Saturday, April 2, 2011

An Excess of Virtue

Vices are sometimes only virtues carried to excess!--Charles Dickens

One of the many things that motivates the horrific mob behavior of the religious is a human tendency to compete with each other for status within our group.  Once the group decides that a certain behavior or attitude is a virtue, group members will start to compete with each other over who best exemplifies this attribute.

The religious are particularly prone to this behavior because of the extent to which they are motivated by conformity, egotism, and narcissism.  Religion is so intertwined with the egos of the religious that they will compulsively engage in this sort of competitiveness with regard to it and its precepts.  This "holier than thou" behavior will inevitably start to spiral out of control because their world view is based on the idea that they are followers of the ultimate being.  There is no outside influence that can temper this competition because all other influences are considered to be far less important.

The result is that, in their attempt to be the most virtuous, the religious continually outdo each other until they pass the point of diminishing returns for their virtuous behavior and then pass the point of any returns for their behavior and the behavior itself becomes more harmful than the evil the virtue was meant to remedy.

For example:  Gluttony is a sin?  Well, then don't be a glutton.  Everyone else is trying to deny themselves extra food, too?  So much so that you can't stand out from the crowd and show everyone how virtuous you are?  Well, then, obviously it is time to starve yourself until your emaciated frame proves to everyone who sees you that you are completely unconcerned with the needs of the flesh.  Your cadaverous appearance shows everyone that you care only for the next life.  Skip a few more meals and you'll get there!
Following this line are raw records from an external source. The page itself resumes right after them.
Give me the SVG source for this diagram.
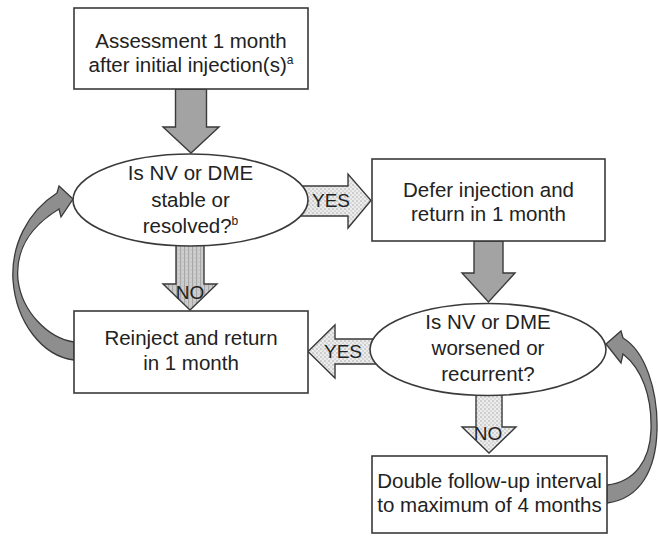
<svg xmlns="http://www.w3.org/2000/svg" width="658" height="536" viewBox="0 0 658 536">
<defs>
<style>
.box{fill:#fff;stroke:#3a3a3a;stroke-width:1.6}
.ell{fill:#fff;stroke:#3a3a3a;stroke-width:1.6}
.t{font-family:"Liberation Sans",Arial,sans-serif;font-size:20.5px;fill:#222;text-anchor:middle}
.lbl{font-family:"Liberation Sans",Arial,sans-serif;font-size:19px;fill:#222;text-anchor:middle}
.sup{font-size:12px}
.main{fill:#a3a3a3;stroke:#3a3a3a;stroke-width:1.4;stroke-linejoin:miter}
.curve{fill:#8e8e8e;stroke:#3a3a3a;stroke-width:1.3;stroke-linejoin:miter}
.dot{fill:url(#dots);stroke:#3a3a3a;stroke-width:1.4}
.stripe{fill:url(#stripes);stroke:#3a3a3a;stroke-width:1.4}
</style>
<pattern id="dots" width="4" height="4" patternUnits="userSpaceOnUse">
<rect width="4" height="4" fill="#ececec"/>
<circle cx="1" cy="1" r="0.7" fill="#9a9a9a"/>
<circle cx="3" cy="3" r="0.7" fill="#b5b5b5"/>
</pattern>
<pattern id="stripes" width="4" height="4" patternUnits="userSpaceOnUse">
<rect width="4" height="4" fill="#cfcfcf"/>
<rect width="1.2" height="4" fill="#a8a8a8"/>
<circle cx="3" cy="2" r="0.6" fill="#b0b0b0"/>
</pattern>
</defs>
<rect width="658" height="536" fill="#fff"/>
<g id="connectors">
<path class="main" d="M175.5,89 L206.5,89 L206.5,127 L219,127 L191,153 L163,127 L175.5,127 Z"/>
<path class="main" d="M474,241 L503,241 L503,273 L515,273 L488.5,302 L462,273 L474,273 Z"/>
<path class="dot" d="M300,186 L348,186 L348,174 L371,200.5 L348,228 L348,216 L300,216 Z"/>
<path class="dot" d="M385,339 L335,339 L335,325 L308,351.5 L335,378 L335,364 L385,364 Z"/>
<path class="stripe" d="M176,235 L204,235 L204,284 L217,284 L190,310 L163,284 L176,284 Z"/>
<path class="dot" d="M476,385 L502,385 L502,427 L516,427 L489,453 L462,427 L476,427 Z"/>
<path class="curve" d="M73,199 L59,186 L57,193 C27,212 11,246 13,280 C16,322 42,356 74,360 L74,342 C48,338 22,312 18,280 C15,250 31,226 59,209 L61,217 Z"/>
<path class="curve" d="M606,344 L621,331 L623,338 C645,351 658,390 657,430 C656,470 640,499 607,503 L607,485 C635,482 650,460 651,430 C652,396 642,369 623,354 L621,363 Z"/>
</g>
<g id="n_assess">
<rect class="box" x="74" y="8" width="234" height="81"/>
<text class="t" x="191" y="48">Assessment 1 month</text>
<text class="t" x="191" y="72">after initial injection(s)<tspan class="sup" dy="-8">a</tspan></text>
</g>
<g id="n_stable">
<ellipse class="ell" cx="190.5" cy="200" rx="117.5" ry="46"/>
<text class="t" x="190.5" y="180">Is NV or DME</text>
<text class="t" x="190.5" y="207">stable or</text>
<text class="t" x="190.5" y="233">resolved?<tspan class="sup" dy="-8">b</tspan></text>
</g>
<g id="n_defer">
<rect class="box" x="372" y="159" width="233" height="82"/>
<text class="t" x="488.5" y="197">Defer injection and</text>
<text class="t" x="488.5" y="221">return in 1 month</text>
</g>
<g id="n_reinject">
<rect class="box" x="74" y="311" width="234" height="82"/>
<text class="t" x="191" y="345">Reinject and return</text>
<text class="t" x="191" y="370">in 1 month</text>
</g>
<g id="n_worse">
<ellipse class="ell" cx="488" cy="349.5" rx="118" ry="46"/>
<text class="t" x="488" y="329">Is NV or DME</text>
<text class="t" x="488" y="355">worsened or</text>
<text class="t" x="488" y="381">recurrent?</text>
</g>
<g id="n_double">
<rect class="box" x="372" y="456" width="235" height="77"/>
<text class="t" x="489.5" y="488">Double follow-up interval</text>
<text class="t" x="489.5" y="512">to maximum of 4 months</text>
</g>
<g id="labels">
<text class="lbl" x="331" y="207">YES</text>
<text class="lbl" x="343" y="358">YES</text>
<text class="lbl" x="190" y="299">NO</text>
<text class="lbl" x="488" y="440">NO</text>
</g>
</svg>
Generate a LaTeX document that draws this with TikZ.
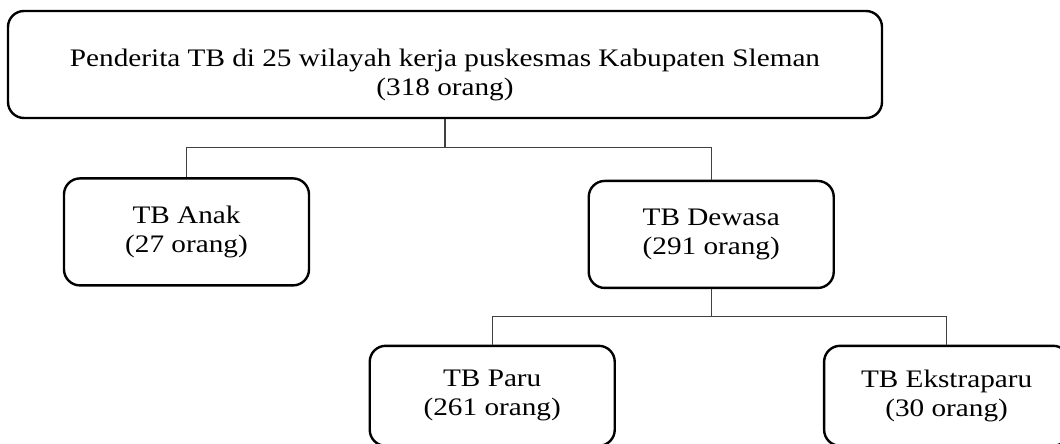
\documentclass[tikz,border=0pt]{standalone}
\usepackage{fontspec}
\setmainfont{Liberation Serif}[FakeStretch=1.16]
\usetikzlibrary{positioning}
\newcommand{\topstrut}{\rule{0pt}{29.5pt}}

\begin{document}
\begin{tikzpicture}[
  x=0.75pt, y=-0.75pt,
  font=\fontsize{18.9}{21.75}\selectfont,
  box/.style={draw, line width=1.8pt, rounded corners=12pt, align=center, minimum width=183.75pt, minimum height=80.25pt, inner sep=0pt},
  lowbox/.style={box, minimum height=75pt},
  conn/.style={draw=black!75, line width=0.9pt}
]
\useasboundingbox (0,0) rectangle (1060,443);

\node[box, minimum width=655.5pt] (penderita) at (445,64.5) {\topstrut Penderita TB di 25 wilayah kerja puskesmas Kabupaten Sleman\\(318 orang)};
\node[box, below right=43.5pt and 42pt of penderita.south west, anchor=north west] (anak) {TB Anak\\(27 orang)};
\node[box, right=208pt of anak, yshift=-1.9pt] (dewasa) {TB Dewasa\\(291 orang)};
\node[lowbox, below=41.6pt of dewasa.south, xshift=-164.25pt] (paru) {TB Paru\\(261 orang)};
\node[lowbox, right=155.25pt of paru] (ekstraparu) {TB Ekstraparu\\(30 orang)};

\draw[conn] (penderita.south) -- ++(0,28) -| (anak.north);
\draw[conn] (penderita.south) -- ++(0,28) -| (dewasa.north);
\draw[conn] (dewasa.south) -- ++(0,27) -| (paru.north);
\draw[conn] (dewasa.south) -- ++(0,27) -| (ekstraparu.north);

\end{tikzpicture}
\end{document}
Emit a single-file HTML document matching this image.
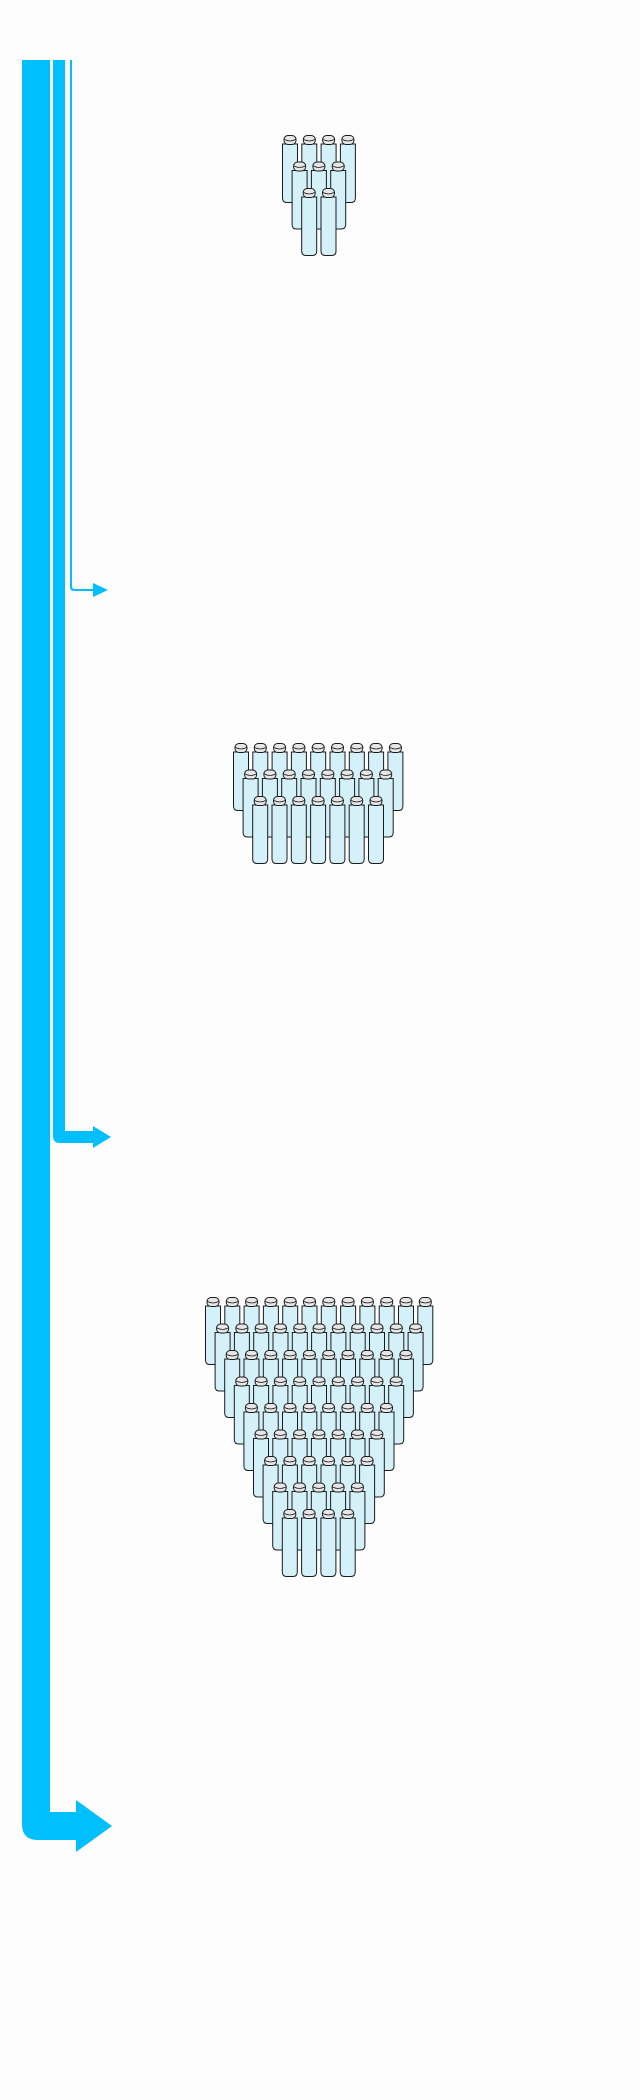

Pleasure is wrong?  Celibacy isn't sufficient proof of the fact that you are more virtuous than everyone else?  Well, how about a little self-flagellation?  That ought to prove just how little you want pleasure.

These two examples illustrate this phenomenon very well because they seem to appear in almost every, if not every, religion with a large number of adherents.  Even religions that are as different from each other as Catholicism and Buddhism provide ample examples (no pun intended) of this type of behavior.

Why should anyone care if some zealots starve and flagellate themselves?  Because, unfortunately, people don't simply compete through individual performance.  They also compete by trying to tear the competition down, sometimes using methods that are unethical, unkind, and unfair.

Combining that tendency with the fact that many of these "sins" that the religious seek to avoid are simply side effects of being human (such as a desire for plenty to eat and a satisfying sexual relationship) can have some rather nasty and unfair results.  So nasty and unfair that they outweigh any harm caused by the "sin" that the "competition" is accused of.  People can lose their reputations, their jobs, their families and even their lives when this sort of competition rears its ugly head.

When I wrote that churches are simply "standing lynch mobs", I wasn't speaking entirely metaphorically.  They are often ready not only to pounce on the alleged enemy of one of their members, they will quite readily pounce on one of their own.  One might be tempted to think that this is some sort of  twisted practice, but in reality it is the nature of the system religion creates.  That system is one of sometimes vicious competition to be "holier than thou" in a "moral" system that declares virtually everyone to be immoral simply because they are human and which makes more than frequent use of the natural moral instinct to punish the wicked.

Every church member is the church's potential next mobbing victim because they are all guilty simply for being human.  So, how is the victim chosen?  Well, the same way mobbing victims have always been chosen:  by being unpopular with the wrong people.